Quien admite que el alma humana está, en primer lugar, junto a Dios sin el
cuerpo y que el cuerpo sólo se une a ella más adelante, presupone que
existe el tiempo en el más allá. Sin embargo, en realidad, el
tiempo, exactamente lo mismo que el espacio, es una función de
nuestro mundo terreno. El espacio y el tiempo son formas de captación
con las que nosotros experimentamos la existencia terrena. Tienen consistencia
o caen con la experiencia de este mundo nuestro. En el mundo de Dios ya no
existe nuestro espacio ni tampoco nuestro tiempo. Esto significa, por tanto,
que el hombre, desde el momento en que muere y penetra en el mundo de
Dios, no existe ya en el tiempo, sino más allá de todo tipo de tiempo
terreno. Sólo tiene algo que ver con el tiempo terreno en cuanto que todos
los momentos de su existencia están refundidos en su nueva existencia
junto a Dios.
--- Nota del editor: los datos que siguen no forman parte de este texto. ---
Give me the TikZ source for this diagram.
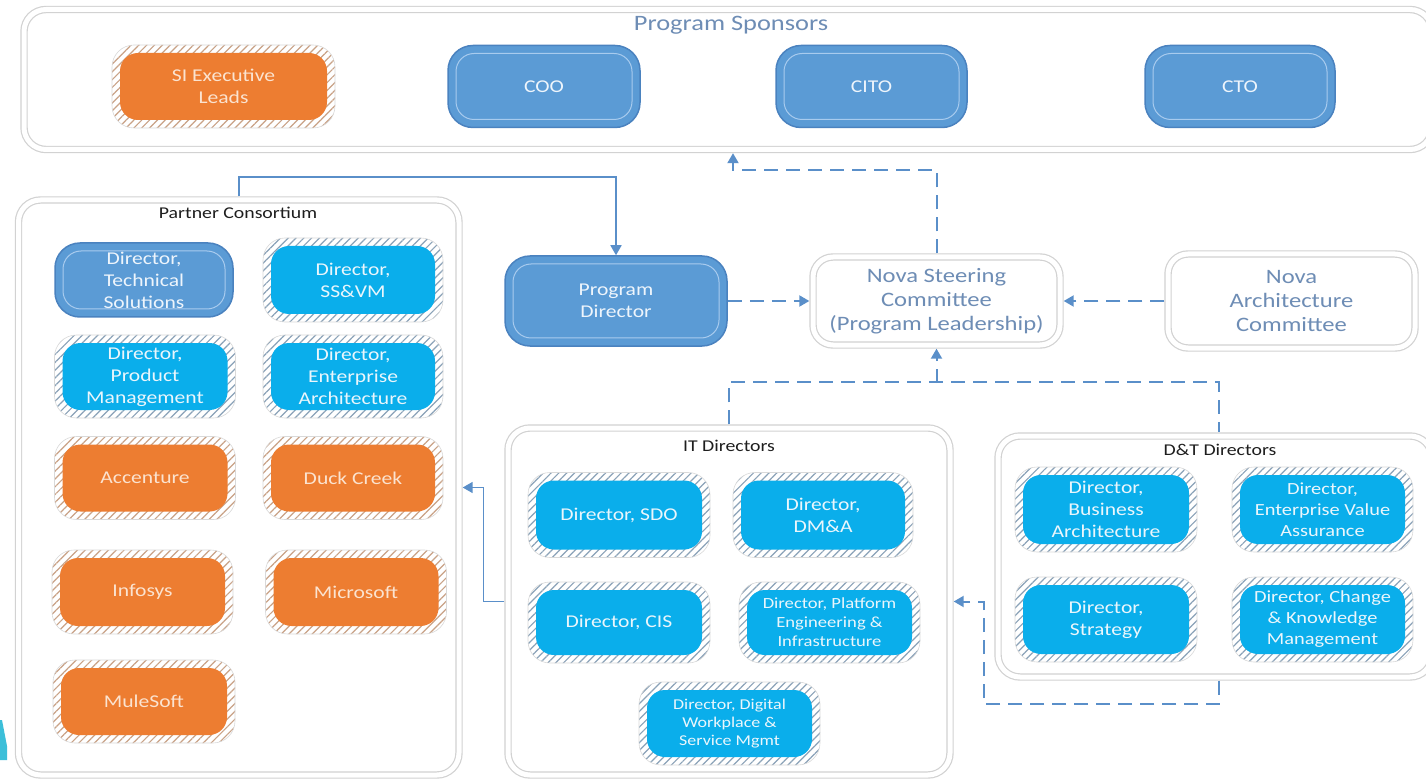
\documentclass[tikz,border=0pt]{standalone}
\usepackage{fontspec}
\setmainfont{Carlito}[FakeStretch=1.2]
\usetikzlibrary{arrows.meta,patterns.meta}
\definecolor{orangefill}{HTML}{ED7D31}
\definecolor{orangetext}{HTML}{FBE3D0}
\definecolor{orangestripe}{HTML}{C9A286}
\definecolor{cyanfill}{HTML}{0AAEEB}
\definecolor{cyantext}{HTML}{EAF6FC}
\definecolor{cyanstripe}{HTML}{8AA2B8}
\definecolor{bluefill}{HTML}{5B9BD5}
\definecolor{blueedge}{HTML}{4A82BF}
\definecolor{blueline}{HTML}{A8CBEE}
\definecolor{bluetext}{HTML}{EEF5FC}
\definecolor{contgray}{HTML}{D2D2D2}
\definecolor{novatext}{HTML}{6E8DB5}
\definecolor{connblue}{HTML}{5A8FC9}
\definecolor{titletext}{HTML}{1E1E1E}
\definecolor{cornercyan}{HTML}{3CBFD9}
\newcommand\fszMain{\fontsize{18}{22}\selectfont}
\newcommand\fszSmall{\fontsize{15.5}{19}\selectfont}
\newcommand\fszMid{\fontsize{17}{21}\selectfont}
\newcommand\fszNova{\fontsize{20.5}{24}\selectfont}
\newcommand\fszTitle{\fontsize{22}{26}\selectfont}
\newcommand\fszCont{\fontsize{16.5}{19}\selectfont}
\tikzset{
  base/.style={inner sep=0pt, align=center, font=\fszMain},
  ring/.style={base, rounded corners=22pt, preaction={fill=white},
    pattern={Lines[angle=45,distance=5.5pt,line width=1.2pt]},
    draw=black!15, line width=0.6pt},
  cyanbox/.style={ring, pattern color=cyanstripe, text=cyantext,
    path picture={\fill[cyanfill, rounded corners=18pt]
      ([shift={(8pt,8pt)}]path picture bounding box.south west) rectangle
      ([shift={(-8pt,-8pt)}]path picture bounding box.north east);}},
  orangebox/.style={ring, pattern color=orangestripe, text=orangetext,
    path picture={\fill[orangefill, rounded corners=18pt]
      ([shift={(8pt,8pt)}]path picture bounding box.south west) rectangle
      ([shift={(-8pt,-8pt)}]path picture bounding box.north east);}},
  bluebox/.style={base, rounded corners=25pt, fill=bluefill, draw=blueedge,
    line width=1.5pt, text=bluetext,
    path picture={\draw[blueline, line width=1pt, rounded corners=18pt]
      ([shift={(8pt,8pt)}]path picture bounding box.south west) rectangle
      ([shift={(-8pt,-8pt)}]path picture bounding box.north east);}},
  cont/.style={inner sep=0pt, draw=contgray, line width=1.2pt, double=white,
    double distance=5pt, rounded corners=22pt, fill=white, outer sep=3.7pt},
  novabox/.style={cont, rounded corners=20pt, align=center, font=\fszNova, text=novatext},
  conttitle/.style={inner sep=0pt, font=\fszCont, text=titletext},
  conn/.style={draw=connblue, line width=1.6pt},
  dconn/.style={draw=connblue, line width=2pt, dash pattern=on 14pt off 8pt},
  tip/.style={-{Triangle[length=10pt,width=11pt]}}
}
\begin{document}
\begin{tikzpicture}[x=1pt,y=-1pt]
\useasboundingbox (0,0) rectangle (1426,783);
\fill[white] (0,0) rectangle (1426,783);
\fill[cornercyan] (0,720) -- (2,720) -- (7,746) -- (7,760) -- (0,760) -- cycle;

% Program sponsors
\node[cont, minimum width=1408pt, minimum height=140pt] (spons) at (728,79.5) {};
\node[inner sep=0pt, font=\fszTitle, text=novatext] (sponsT) at (731,25) {Program Sponsors};
\node[orangebox, minimum width=223pt, minimum height=83pt] (si) at (223.5,86.5) {SI Executive\\Leads};
\node[bluebox, minimum width=192pt, minimum height=82pt] (coo) at (544,86.5) {COO};
\node[bluebox, minimum width=191pt, minimum height=82pt] (cito) at (871.5,86.5) {CITO};
\node[bluebox, minimum width=190pt, minimum height=82pt] (cto) at (1240,86.5) {CTO};

% Partner consortium
\node[cont, minimum width=440.5pt, minimum height=575pt] (partner) at (238.75,487.5) {};
\node[conttitle] (partnerT) at (238,213) {Partner Consortium};
\node[bluebox, minimum width=178pt, minimum height=74pt] (techsol) at (144,280) {Director,\\Technical\\Solutions};
\node[cyanbox, minimum width=180pt, minimum height=84pt] (ssvm) at (353,280) {Director,\\SS\&VM};
\node[cyanbox, minimum width=181pt, minimum height=83pt] (prodm) at (145,376.5) {Director,\\Product\\Management};
\node[cyanbox, minimum width=180pt, minimum height=83pt] (entarch) at (353,376.5) {Director,\\Enterprise\\Architecture};
\node[orangebox, minimum width=181pt, minimum height=83pt] (acc) at (145,478) {Accenture};
\node[orangebox, minimum width=180pt, minimum height=83pt] (duck) at (353,478) {Duck Creek};
\node[orangebox, minimum width=181pt, minimum height=84pt] (infosys) at (142.5,592) {Infosys};
\node[orangebox, minimum width=181pt, minimum height=84pt] (msft) at (356,592) {Microsoft};
\node[orangebox, minimum width=182pt, minimum height=83pt] (mule) at (144,701.5) {MuleSoft};

% Middle row
\node[bluebox, minimum width=222pt, minimum height=90pt] (pd) at (616,301) {Program\\Director};
\node[novabox, minimum width=247pt, minimum height=88pt] (steer) at (936.5,301) {Nova Steering\\Committee\\(Program Leadership)};
\node[novabox, minimum width=247pt, minimum height=94pt] (arch) at (1291.5,301) {Nova\\Architecture\\Committee};

% IT directors
\node[cont, minimum width=442pt, minimum height=347pt] (it) at (729,601.5) {};
\node[conttitle] (itT) at (729,446) {IT Directors};
\node[cyanbox, minimum width=182pt, minimum height=85pt] (sdo) at (619,515) {Director, SDO};
\node[cyanbox, minimum width=180pt, minimum height=85pt] (dma) at (823,515) {Director,\\DM\&A};
\node[cyanbox, minimum width=182pt, minimum height=81pt] (cis) at (619,622.5) {Director, CIS};
\node[cyanbox, minimum width=181pt, minimum height=81pt, font=\fszSmall] (plat) at (829.5,622.5) {Director, Platform\\Engineering \&\\Infrastructure};
\node[cyanbox, minimum width=181pt, minimum height=83pt, font=\fontsize{15}{18}\selectfont] (dwp) at (729.5,723.5) {Director, Digital\\Workplace \&\\Service Mgmt};

% D&T directors
\node[cont, minimum width=434pt, minimum height=241pt] (dt) at (1215,556.5) {};
\node[conttitle] (dtT) at (1220,450) {D\&T Directors};
\node[cyanbox, minimum width=182pt, minimum height=85pt] (busarch) at (1106,509.5) {Director,\\Business\\Architecture};
\node[cyanbox, minimum width=181pt, minimum height=85pt, font=\fszMid] (eva) at (1322.5,509.5) {Director,\\Enterprise Value\\Assurance};
\node[cyanbox, minimum width=182pt, minimum height=85pt] (strat) at (1106,619.5) {Director,\\Strategy};
\node[cyanbox, minimum width=181pt, minimum height=85pt, font=\fszMid] (ckm) at (1322.5,619.5) {Director, Change\\\& Knowledge\\Management};

% Connectors
\draw[conn, tip] (partner.north) -- ++(0,-19) -| (pd.north);
\draw[conn, tip] (it.west) -- ++(-21,0) |- (partner.east);
\draw[dconn, tip] (pd.east) -- (steer.west);
\draw[dconn, tip] (arch.west) -- (steer.east);
\draw[dconn, tip] (steer.north) -- ++(0,-83) -| ([xshift=5pt]spons.south);
\draw[dconn] (it.north) -- ++(0,-42) -| ([xshift=4pt]dt.north);
\coordinate (itjoin) at (steer.south |- 0,383);
\draw[dconn, tip] (itjoin) -- (steer.south);
\draw[dconn, tip] ([xshift=4pt]dt.south) -- ++(0,23) -| ([xshift=30pt]it.east) -- (it.east);
\end{tikzpicture}
\end{document}
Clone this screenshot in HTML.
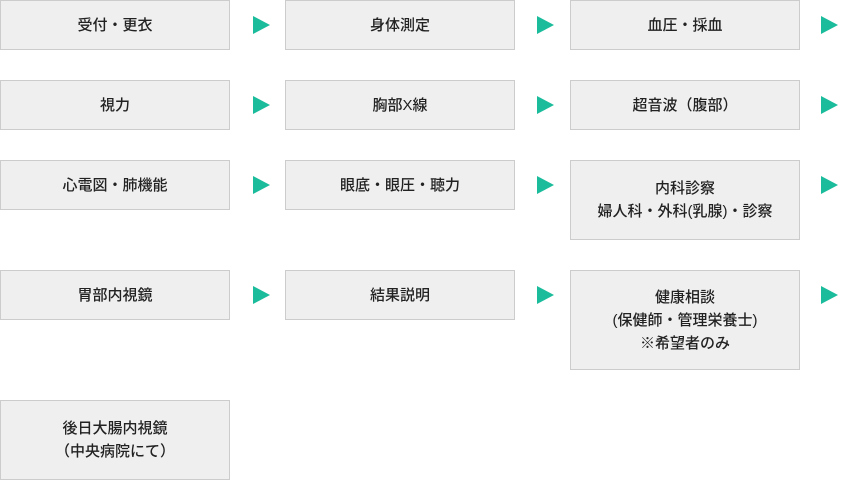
<!DOCTYPE html>
<html><head><meta charset="utf-8"><style>
body{margin:0;width:850px;height:480px;background:#fff;position:relative;overflow:hidden;font-family:"Liberation Sans","Noto Sans CJK JP",sans-serif;}
.b{position:absolute;box-sizing:border-box;width:230px;background:#efefef;border:1px solid #ccc;display:flex;align-items:center;justify-content:center;text-align:center;font-size:15px;line-height:23px;color:#222;font-weight:500;}
.a{position:absolute;width:0;height:0;border-top:9px solid transparent;border-bottom:9px solid transparent;border-left:17px solid #1abc9c;}
</style></head><body>
<div class="b" style="left:0;top:0;height:50px">受付・更衣</div>
<div class="b" style="left:285px;top:0;height:50px">身体測定</div>
<div class="b" style="left:570px;top:0;height:50px">血圧・採血</div>
<div class="a" style="left:253px;top:16px"></div><div class="a" style="left:537px;top:16px"></div><div class="a" style="left:821px;top:16px"></div>

<div class="b" style="left:0;top:80px;height:50px">視力</div>
<div class="b" style="left:285px;top:80px;height:50px">胸部X線</div>
<div class="b" style="left:570px;top:80px;height:50px">超音波（腹部）</div>
<div class="a" style="left:253px;top:96px"></div><div class="a" style="left:537px;top:96px"></div><div class="a" style="left:821px;top:96px"></div>

<div class="b" style="left:0;top:160px;height:50px">心電図・肺機能</div>
<div class="b" style="left:285px;top:160px;height:50px">眼底・眼圧・聴力</div>
<div class="b" style="left:570px;top:160px;height:80px">内科診察<br>婦人科・外科(乳腺)・診察</div>
<div class="a" style="left:253px;top:176px"></div><div class="a" style="left:537px;top:176px"></div><div class="a" style="left:821px;top:176px"></div>

<div class="b" style="left:0;top:270px;height:50px">胃部内視鏡</div>
<div class="b" style="left:285px;top:270px;height:50px">結果説明</div>
<div class="b" style="left:570px;top:270px;height:100px">健康相談<br>(保健師・管理栄養士)<br>※希望者のみ</div>
<div class="a" style="left:253px;top:286px"></div><div class="a" style="left:537px;top:286px"></div><div class="a" style="left:821px;top:286px"></div>

<div class="b" style="left:0;top:400px;height:80px">後日大腸内視鏡<br>（中央病院にて）</div>
</body></html>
Su nueva existencia junto a Dios es el compendio y el fruto
de todo su tiempo terreno, ciertamente transfigurado y sublimado por Dios;
pero su nueva existencia, en sí misma, ya no es una existencia en el
tiempo. Si estas reflexiones son válidas, entonces no podemos decir que
un hombre concreto esté junto a Dios antes que otro cualquiera. Eso supondría,
sin duda, que en el más allá sigue existiendo el tiempo terreno; que allí
transcurren los días, los meses y los años igual que en este mundo. Pero, más
bien, tenemos que decir lo siguiente: Como junto a Dios ya no sigue
existiendo ningún tipo de tiempo terreno, entonces todos los hombres,
aunque hayan muerto en épocas e instantes diversos, encontrarán a Dios «al
mismo tiempo», en el único y eterno «momento» de la eternidad. Como junto
a Dios ya no existe ninguna clase de tiempo terreno, entonces ha pasado ya
la historia en el momento en que yo muero, y mi encuentro con Dios
coincide con el encuentro de toda la humanidad con El. Como junto a Dios
ya no hay ninguna clase de tiempo terreno, entonces mi muerte es ya
el Ultimo Día e igualmente ha llegado con mi muerte la resurrección
de la carne. Es posible también formular todo esto del modo siguiente:
Al morir un hombre y dejar, por eso, el tiempo tras sí, llega a un
«punto» en el que todo el resto de la historia llega con él «al mismo
tiempo» a su fin Y todo esto, a pesar de que esta historia, «dentro» de
la dimensión del tiempo terreno, haya dejado atrás tramos inmensos e inconmensurables.
Ahora puede comprenderse por qué parto con tal confianza de que no sólo es
mi alma la que encuentra a Dios, sino toda mi existencia y juntamente con
ella toda la humanidad. El Fin del Mundo está llamando ya a mi puerta. El
momento del Juicio no está lejano. Todos nosotros vivimos en los últimos
tiempos; estamos ya próximos al fin.